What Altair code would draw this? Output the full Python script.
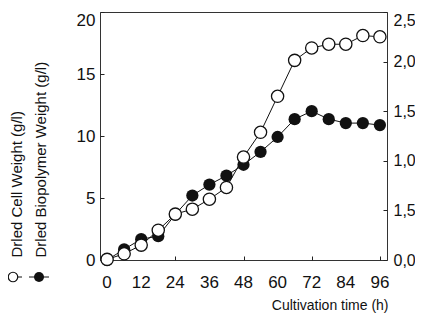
import altair as alt
import pandas as pd

# Cultivation time (h)
hours = [0, 6, 12, 18, 24, 30, 36, 42, 48, 54, 60, 66, 72, 78, 84, 90, 96]
# Dried cell weight (g/l), left axis
cell_weight = [0.05, 0.5, 1.2, 2.4, 3.7, 4.1, 4.9, 5.85, 8.3, 10.3, 13.2, 16.1, 17.1, 17.4, 17.4, 18.1, 18.0]
# Dried biopolymer weight (g/l), right axis
biopolymer = [0.0, 0.108, 0.21, 0.24, 0.46, 0.65, 0.76, 0.85, 0.96, 1.09, 1.24, 1.42, 1.5, 1.42, 1.38, 1.38, 1.36]

x_ticks = [0, 12, 24, 36, 48, 60, 72, 84, 96]
left_ticks = [0, 5, 10, 15, 20]
right_ticks = [0, 0.5, 1.0, 1.5, 2.0, 2.5]
right_labels = ["0,0", "1,5", "1,0", "1,5", "2,0", "2,5"]

left_title = ["Drled Cell Weight (g/l)", "Drled Biopolymer Weight (g/l)"]
x_title = "Cultivation time (h)"

FONT = "Liberation Sans"

df = pd.DataFrame({"t": hours, "cell": cell_weight, "bio": biopolymer})
tick_df = pd.DataFrame({"t": x_ticks})

label_map = "{" + ",".join(f"'{v:g}':'{l}'" for v, l in zip(right_ticks, right_labels)) + "}"

x_scale = alt.Scale(domain=[-2.5, 98.5], nice=False, zero=False)
x_enc = alt.X(
    "t:Q",
    scale=x_scale,
    axis=alt.Axis(
        values=x_ticks, title=x_title, offset=-4, tickSize=4, domain=False,
        labels=False,
        titleFont=FONT, titleFontSize=14, titleFontWeight="normal", titleColor="#111",
        titleAnchor="end", titleAlign="right", titleX=288, titleY=53, titleBaseline="alphabetic",
        tickColor="#222", grid=False,
    ),
)
x_plain = alt.X("t:Q", scale=x_scale)

y_left = alt.Y(
    "cell:Q",
    scale=alt.Scale(domain=[0, 20], nice=False),
    axis=alt.Axis(
        orient="left", values=left_ticks, title=left_title, offset=-4, tickSize=4, domain=False,
        labelPadding=5, labelFontSize=17, labelFont=FONT, labelColor="#111",
        labelOverlap=False, labelFlush=False,
        labelBaseline={"condition": {"test": "datum.value == 20", "value": "top"}, "value": "middle"},
        titleFont=FONT, titleFontSize=15, titleFontWeight="normal", titleColor="#111",
        titleAngle=270, titleAlign="left", titleBaseline="top", titleX=-95, titleY=245,
        titleLineHeight=24, tickColor="#222", grid=False,
    ),
)

y_right = alt.Y(
    "bio:Q",
    scale=alt.Scale(domain=[0, 2.5], nice=False),
    axis=alt.Axis(
        orient="right", values=right_ticks, title=None, offset=-4, tickSize=4, domain=False,
        labelPadding=6, labelFontSize=16, labelFont=FONT, labelColor="#111",
        labelOverlap=False, labelFlush=False,
        labelBaseline={"condition": {"test": "datum.value == 2.5", "value": "top"}, "value": "middle"},
        labelExpr=label_map + "[toString(datum.value)]",
        tickColor="#222", grid=False,
    ),
)

base = alt.Chart(df)

bio_line = base.mark_line(color="#111", strokeWidth=1).encode(x=x_enc, y=y_right)
bio_pts = base.mark_point(shape="circle", filled=True, color="#111", size=150, opacity=1).encode(x=x_plain, y="bio:Q")
bio_layer = alt.layer(bio_line, bio_pts)

cell_line = base.mark_line(color="#111", strokeWidth=1).encode(x=x_plain, y=y_left)
cell_pts = base.mark_point(shape="circle", filled=True, fill="white", stroke="#111", strokeWidth=1.3, size=150, opacity=1).encode(x=x_plain, y="cell:Q")
cell_layer = alt.layer(cell_line, cell_pts)

x_labels = alt.Chart(tick_df).mark_text(
    font=FONT, fontSize=17, color="#111", baseline="middle", align="center"
).encode(x=x_plain, y=alt.value(271), text=alt.Text("t:Q"))

leg_df = pd.DataFrame({"k": [0]})
leg = alt.Chart(leg_df)
leg_rule1 = leg.mark_rule(color="#111", strokeWidth=1).encode(x=alt.value(-96), x2=alt.value(-78), y=alt.value(265))
leg_rule2 = leg.mark_rule(color="#111", strokeWidth=1).encode(x=alt.value(-71), x2=alt.value(-51), y=alt.value(265))
leg_open = leg.mark_point(shape="circle", filled=True, fill="white", stroke="#111", strokeWidth=1.2, size=90, opacity=1).encode(x=alt.value(-87), y=alt.value(265))
leg_fill = leg.mark_point(shape="circle", filled=True, color="#111", size=100, opacity=1).encode(x=alt.value(-61), y=alt.value(265))
legend_layer = alt.layer(leg_rule1, leg_rule2, leg_open, leg_fill)

chart = (
    alt.layer(bio_layer, cell_layer, x_labels, legend_layer)
    .resolve_scale(y="independent")
    .properties(
        width=287, height=248, autosize="none",
        padding={"left": 92, "top": 4, "right": 28, "bottom": 58},
        background="white",
    )
    .configure_axis(labelOverlap=False)
    .configure_view(stroke="#333", strokeWidth=1)
)

chart.save("out.html", embed_options={"renderer": "svg", "actions": False})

» Written instruction
Make an exact copy of all the material, but keep the pictures out of it.

» Written solution
What Altair code would draw this? Output the full Python script.
import altair as alt
import pandas as pd

# Cultivation time (h)
hours = [0, 6, 12, 18, 24, 30, 36, 42, 48, 54, 60, 66, 72, 78, 84, 90, 96]
# Dried cell weight (g/l), left axis
cell_weight = [0.05, 0.5, 1.2, 2.4, 3.7, 4.1, 4.9, 5.85, 8.3, 10.3, 13.2, 16.1, 17.1, 17.4, 17.4, 18.1, 18.0]
# Dried biopolymer weight (g/l), right axis
biopolymer = [0.0, 0.108, 0.21, 0.24, 0.46, 0.65, 0.76, 0.85, 0.96, 1.09, 1.24, 1.42, 1.5, 1.42, 1.38, 1.38, 1.36]

x_ticks = [0, 12, 24, 36, 48, 60, 72, 84, 96]
left_ticks = [0, 5, 10, 15, 20]
right_ticks = [0, 0.5, 1.0, 1.5, 2.0, 2.5]
right_labels = ["0,0", "1,5", "1,0", "1,5", "2,0", "2,5"]

left_title = ["Drled Cell Weight (g/l)", "Drled Biopolymer Weight (g/l)"]
x_title = "Cultivation time (h)"

FONT = "Liberation Sans"

df = pd.DataFrame({"t": hours, "cell": cell_weight, "bio": biopolymer})
tick_df = pd.DataFrame({"t": x_ticks})

label_map = "{" + ",".join(f"'{v:g}':'{l}'" for v, l in zip(right_ticks, right_labels)) + "}"

x_scale = alt.Scale(domain=[-2.5, 98.5], nice=False, zero=False)
x_enc = alt.X(
    "t:Q",
    scale=x_scale,
    axis=alt.Axis(
        values=x_ticks, title=x_title, offset=-4, tickSize=4, domain=False,
        labels=False,
        titleFont=FONT, titleFontSize=14, titleFontWeight="normal", titleColor="#111",
        titleAnchor="end", titleAlign="right", titleX=288, titleY=53, titleBaseline="alphabetic",
        tickColor="#222", grid=False,
    ),
)
x_plain = alt.X("t:Q", scale=x_scale)

y_left = alt.Y(
    "cell:Q",
    scale=alt.Scale(domain=[0, 20], nice=False),
    axis=alt.Axis(
        orient="left", values=left_ticks, title=left_title, offset=-4, tickSize=4, domain=False,
        labelPadding=5, labelFontSize=17, labelFont=FONT, labelColor="#111",
        labelOverlap=False, labelFlush=False,
        labelBaseline={"condition": {"test": "datum.value == 20", "value": "top"}, "value": "middle"},
        titleFont=FONT, titleFontSize=15, titleFontWeight="normal", titleColor="#111",
        titleAngle=270, titleAlign="left", titleBaseline="top", titleX=-95, titleY=245,
        titleLineHeight=24, tickColor="#222", grid=False,
    ),
)

y_right = alt.Y(
    "bio:Q",
    scale=alt.Scale(domain=[0, 2.5], nice=False),
    axis=alt.Axis(
        orient="right", values=right_ticks, title=None, offset=-4, tickSize=4, domain=False,
        labelPadding=6, labelFontSize=16, labelFont=FONT, labelColor="#111",
        labelOverlap=False, labelFlush=False,
        labelBaseline={"condition": {"test": "datum.value == 2.5", "value": "top"}, "value": "middle"},
        labelExpr=label_map + "[toString(datum.value)]",
        tickColor="#222", grid=False,
    ),
)

base = alt.Chart(df)

bio_line = base.mark_line(color="#111", strokeWidth=1).encode(x=x_enc, y=y_right)
bio_pts = base.mark_point(shape="circle", filled=True, color="#111", size=150, opacity=1).encode(x=x_plain, y="bio:Q")
bio_layer = alt.layer(bio_line, bio_pts)

cell_line = base.mark_line(color="#111", strokeWidth=1).encode(x=x_plain, y=y_left)
cell_pts = base.mark_point(shape="circle", filled=True, fill="white", stroke="#111", strokeWidth=1.3, size=150, opacity=1).encode(x=x_plain, y="cell:Q")
cell_layer = alt.layer(cell_line, cell_pts)

x_labels = alt.Chart(tick_df).mark_text(
    font=FONT, fontSize=17, color="#111", baseline="middle", align="center"
).encode(x=x_plain, y=alt.value(271), text=alt.Text("t:Q"))

leg_df = pd.DataFrame({"k": [0]})
leg = alt.Chart(leg_df)
leg_rule1 = leg.mark_rule(color="#111", strokeWidth=1).encode(x=alt.value(-96), x2=alt.value(-78), y=alt.value(265))
leg_rule2 = leg.mark_rule(color="#111", strokeWidth=1).encode(x=alt.value(-71), x2=alt.value(-51), y=alt.value(265))
leg_open = leg.mark_point(shape="circle", filled=True, fill="white", stroke="#111", strokeWidth=1.2, size=90, opacity=1).encode(x=alt.value(-87), y=alt.value(265))
leg_fill = leg.mark_point(shape="circle", filled=True, color="#111", size=100, opacity=1).encode(x=alt.value(-61), y=alt.value(265))
legend_layer = alt.layer(leg_rule1, leg_rule2, leg_open, leg_fill)

chart = (
    alt.layer(bio_layer, cell_layer, x_labels, legend_layer)
    .resolve_scale(y="independent")
    .properties(
        width=287, height=248, autosize="none",
        padding={"left": 92, "top": 4, "right": 28, "bottom": 58},
        background="white",
    )
    .configure_axis(labelOverlap=False)
    .configure_view(stroke="#333", strokeWidth=1)
)

chart.save("out.html", embed_options={"renderer": "svg", "actions": False})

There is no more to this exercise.